I do not believe in both the evolution theory and the big bang theory .
I see it as impossible from something starting from nothing to create anything at all , let alone all this universe and beyond .
There are as much or were as much as minus infinity to plus infinity the number of things in all the universe and beyond .
How did life and this world start ?. Who first created whom ?.
Science and religions have no clue .
Anyone who pretends to know is just kidding one's self and othres .
Give me your thoughts .
Why? Simply because you do not understand physics, it isn't true?
http://www.channel4.com/science/microsites/C/catastrophe/index.html
There was a programme on UK tv recently - it explains perfectly well how life began. It involved an earth wide ice age, every bit of land and sea was covered. It seemed impossible that life could exist but it did, in the subterranean waters. This spectacular five-part series, presented by Tony Robinson, investigates the history of natural disasters, from the planet's beginnings to the present, putting a new perspective on our existence – that we are the product of catastrophe. Using the latest CGI effects and featuring scientific experts, the series reveals how the evolution of life on Earth has been shaped by lethal catastrophes that have caused mass extinctions, almost to the point of wiping out life altogether.
Single-celled life forms dominated the planet for more than 2 billion years, but everything changed 650 million years ago. Catastrophe struck. Earth froze from pole to pole and threatened to wipe out life entirely. 25 million years later, the ice melted. In its wake, the first multicellular animals arose. Far from extinction, the catastrophe simply seemed to raise the evolutionary stakes. If it wasn't for snowball Earth we may not be here today.
Snowball Earth was entombed in sheets of ice that were miles deep. Incredibly though, life somehow survived this global freeze for 15 million years. The exploration of Alaska, where life has developed strategies to survive in extreme cold and without light, reveals strategies that scientists believe may have helped life survive the rigours of snowball earth.
In the Australian outback, there are clues to another part of the story - life didn't just survive snowball Earth, it flourished. Stamped in the rugged rocks there is one of the multicellular organisms that evolved after snowball Earth. All of the animals on the planet, including us, are descended from creatures like this. It is almost impossible to imagine how life could have survived and developed in this epic ice age, but it did. And snowball Earth could be crucial to understanding the evolution of mankind itself.

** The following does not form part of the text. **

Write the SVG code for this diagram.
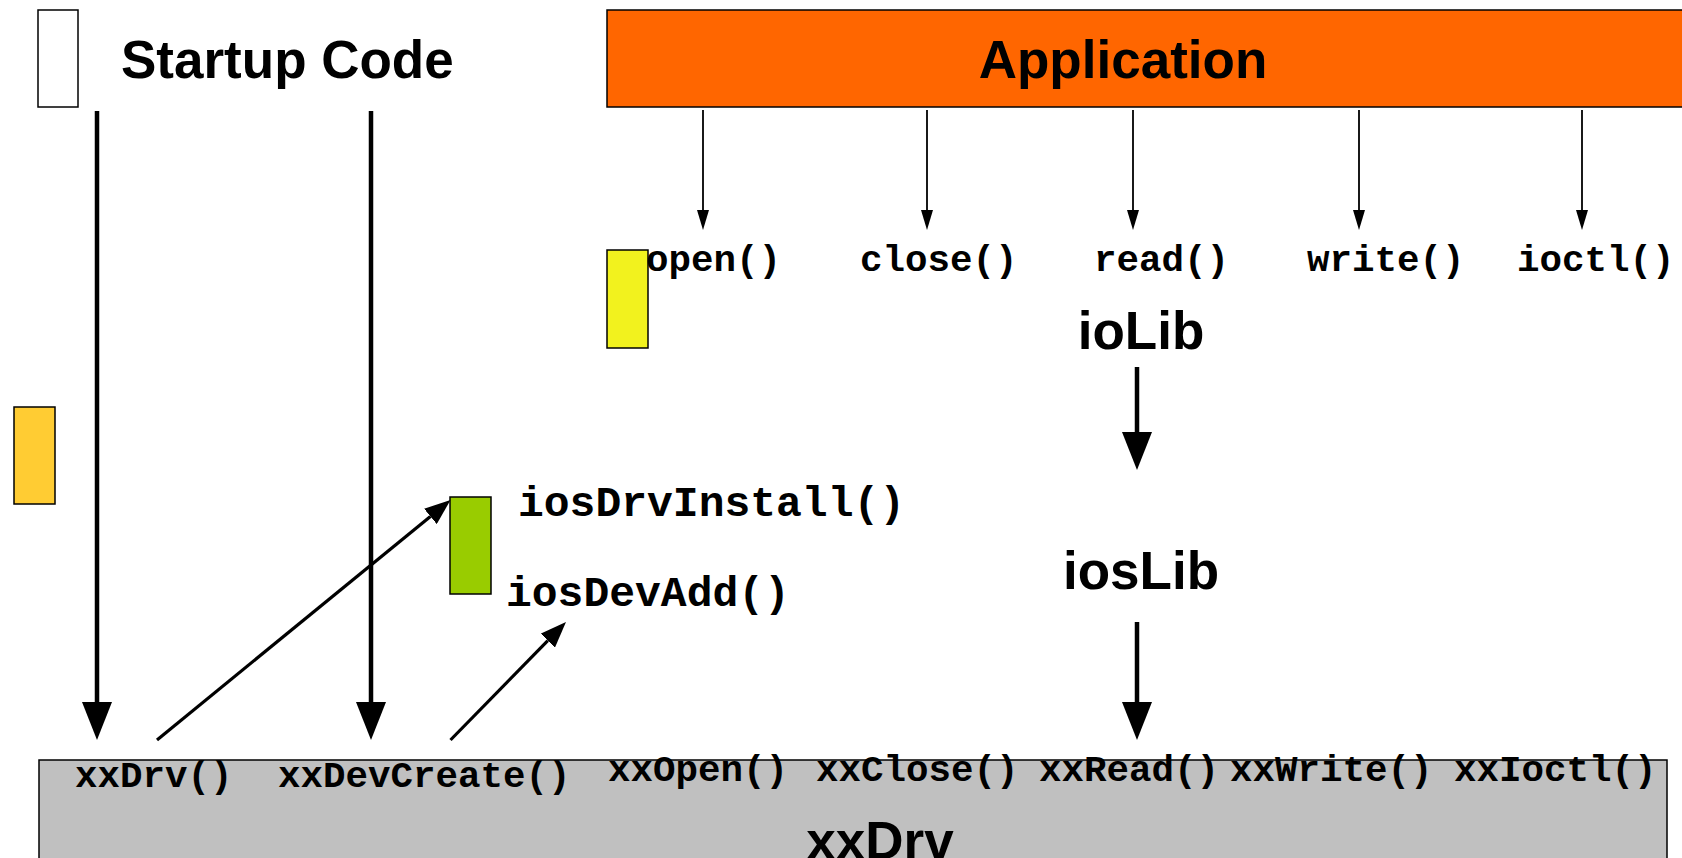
<svg xmlns="http://www.w3.org/2000/svg" width="1682" height="858" viewBox="0 0 1682 858">
  <style>
    .box { stroke: #000; stroke-width: 1.5; }
    .title { font-family: "Liberation Sans", Arial, sans-serif; font-weight: bold; font-size: 53px; fill: #000; }
    .fn { font-family: "Liberation Mono", "Courier New", monospace; font-weight: bold; font-size: 37.5px; fill: #000; }
    .fnl { font-family: "Liberation Mono", "Courier New", monospace; font-weight: bold; font-size: 43px; fill: #000; }
    .thick { stroke: #000; stroke-width: 4.5; fill: none; }
    .mid { stroke: #000; stroke-width: 3.2; fill: none; }
    .thin { stroke: #000; stroke-width: 1.8; fill: none; }
  </style>
  <defs>
    <marker id="headBig" markerUnits="userSpaceOnUse" markerWidth="38" markerHeight="30" refX="0" refY="15" orient="auto">
      <path d="M0,0 L38,15 L0,30 Z" fill="#000"/>
    </marker>
    <marker id="headMid" markerUnits="userSpaceOnUse" markerWidth="26" markerHeight="20" refX="0" refY="10" orient="auto">
      <path d="M0,0 L26,10 L0,20 Z" fill="#000"/>
    </marker>
    <marker id="headSmall" markerUnits="userSpaceOnUse" markerWidth="20" markerHeight="12" refX="0" refY="6" orient="auto">
      <path d="M0,0 L20,6 L0,12 Z" fill="#000"/>
    </marker>
  </defs>
  <rect width="1682" height="858" fill="#fff"/>

  <!-- startup code -->
  <g id="startup">
    <rect class="box" x="38" y="10" width="40" height="97" fill="#fff"/>
    <text class="title" x="121" y="78">Startup Code</text>
  </g>

  <!-- application layer -->
  <g id="application">
    <rect class="box" x="607" y="10" width="1085" height="97" fill="#FF6600"/>
    <text class="title" x="1123" y="78" text-anchor="middle">Application</text>
  </g>

  <!-- ioLib calls -->
  <g id="iolib">
    <rect class="box" x="607" y="250" width="41" height="98" fill="#F2F21E"/>
    <text class="fn" x="646" y="271">open()</text>
    <text class="fn" x="860" y="271">close()</text>
    <text class="fn" x="1094" y="271">read()</text>
    <text class="fn" x="1307" y="271">write()</text>
    <text class="fn" x="1517" y="271">ioctl()</text>
    <text class="title" x="1141" y="349" text-anchor="middle">ioLib</text>
  </g>

  <!-- iosLib -->
  <g id="ioslib">
    <rect class="box" x="450" y="497" width="41" height="97" fill="#99CC00"/>
    <text class="fnl" x="518" y="516">iosDrvInstall()</text>
    <text class="fnl" x="506" y="606">iosDevAdd()</text>
    <text class="title" x="1141" y="589" text-anchor="middle">iosLib</text>
  </g>

  <!-- side marker -->
  <g id="marker-box">
    <rect class="box" x="14" y="407" width="41" height="97" fill="#FFCC33"/>
  </g>

  <!-- driver layer -->
  <g id="xxdrv">
    <rect class="box" x="39" y="760" width="1628" height="110" fill="#C0C0C0"/>
    <text class="fn" x="75" y="787">xxDrv()</text>
    <text class="fn" x="278" y="787">xxDevCreate()</text>
    <text class="fn" x="608" y="781">xxOpen()</text>
    <text class="fn" x="816" y="781">xxClose()</text>
    <text class="fn" x="1039" y="781">xxRead()</text>
    <text class="fn" x="1230" y="781">xxWrite()</text>
    <text class="fn" x="1454" y="781">xxIoctl()</text>
    <text class="title" x="880" y="859" text-anchor="middle">xxDrv</text>
  </g>

  <!-- connectors -->
  <g id="connectors">
    <line class="thin" x1="703" y1="110" x2="703" y2="210" marker-end="url(#headSmall)"/>
    <line class="thin" x1="927" y1="110" x2="927" y2="210" marker-end="url(#headSmall)"/>
    <line class="thin" x1="1133" y1="110" x2="1133" y2="210" marker-end="url(#headSmall)"/>
    <line class="thin" x1="1359" y1="110" x2="1359" y2="210" marker-end="url(#headSmall)"/>
    <line class="thin" x1="1582" y1="110" x2="1582" y2="210" marker-end="url(#headSmall)"/>

    <line class="thick" x1="97" y1="111" x2="97" y2="702" marker-end="url(#headBig)"/>
    <line class="thick" x1="371" y1="111" x2="371" y2="702" marker-end="url(#headBig)"/>
    <line class="thick" x1="1137" y1="367" x2="1137" y2="432" marker-end="url(#headBig)"/>
    <line class="thick" x1="1137" y1="622" x2="1137" y2="702" marker-end="url(#headBig)"/>

    <line class="mid" x1="157" y1="740" x2="430.4" y2="516.4" marker-end="url(#headMid)"/>
    <line class="mid" x1="450.5" y1="740" x2="547.8" y2="640.6" marker-end="url(#headMid)"/>
  </g>
</svg>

250 million years ago, Earth was teaming with life of all shapes and sizes. The plains of the Karoo basin in South Africa, now arid scrub, were once lush and home to a rich and stable community of species. Diictodon was a small burrowing vegetarian. Cow-sized dicynodonts lived in herds on the flood plains. Both were prey to gorganopsian, the top predator, which somewhat resembled the fearful T rex that would follow much later. This was the Permian Age, but it vanished virtually overnight. 95% of all life went extinct in another of Earth's massive catastrophes.